(54)「朝日奨学会」が質問を無視したワケ 差別待遇問題も完全スルー
人手不足が深刻な都市部の朝日新聞販売所には、ベトナム人の新聞奨学生は欠かせない労働力だ。一方、ベトナム人奨学生たちを採用し、販売所へ斡旋している「朝日奨学会」にとっても、彼らは貴重な収入源である。
奨学会は「奨学会費」と称して毎月1万円をベトナム人らの給与から天引きしている。コロナ禍前には、ベトナム人だけで年300人の奨学生を受け入れていた。他国出身の奨学生を含めれば、奨学会には月1000万円程度の会費収入があったはずだ。年間では軽く1億円を超える。
ベトナム人奨学生の給与は手取りで月10万~12万円程度。
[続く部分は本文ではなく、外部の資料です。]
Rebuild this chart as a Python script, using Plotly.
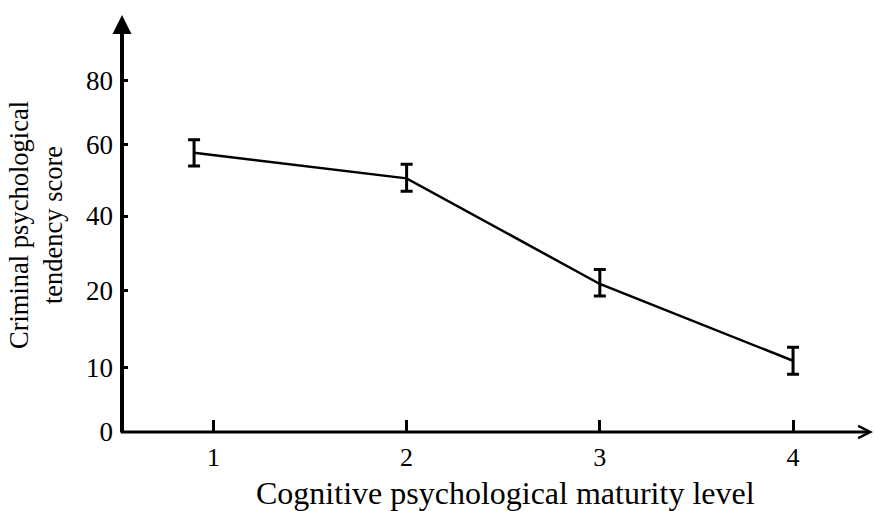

月1万円の奨学会費は決して少なくないが、払っているからといって販売所との間で問題が起きても、手助けしてくれるわけではない。
しかも奨学会は、ベトナム人たちと労使協定すら結ばず会費を天引きしていた疑いがある。そうであれば、労働基準法に違反する行為だ。
「来日前は、留学生が週28時間までしか働けないとは知らなかった」
そう証言するベトナム人奨学生も多い。これが本当なら奨学会は、日本の法律で決められている就労制限について、何ら説明をしていなかったことになる。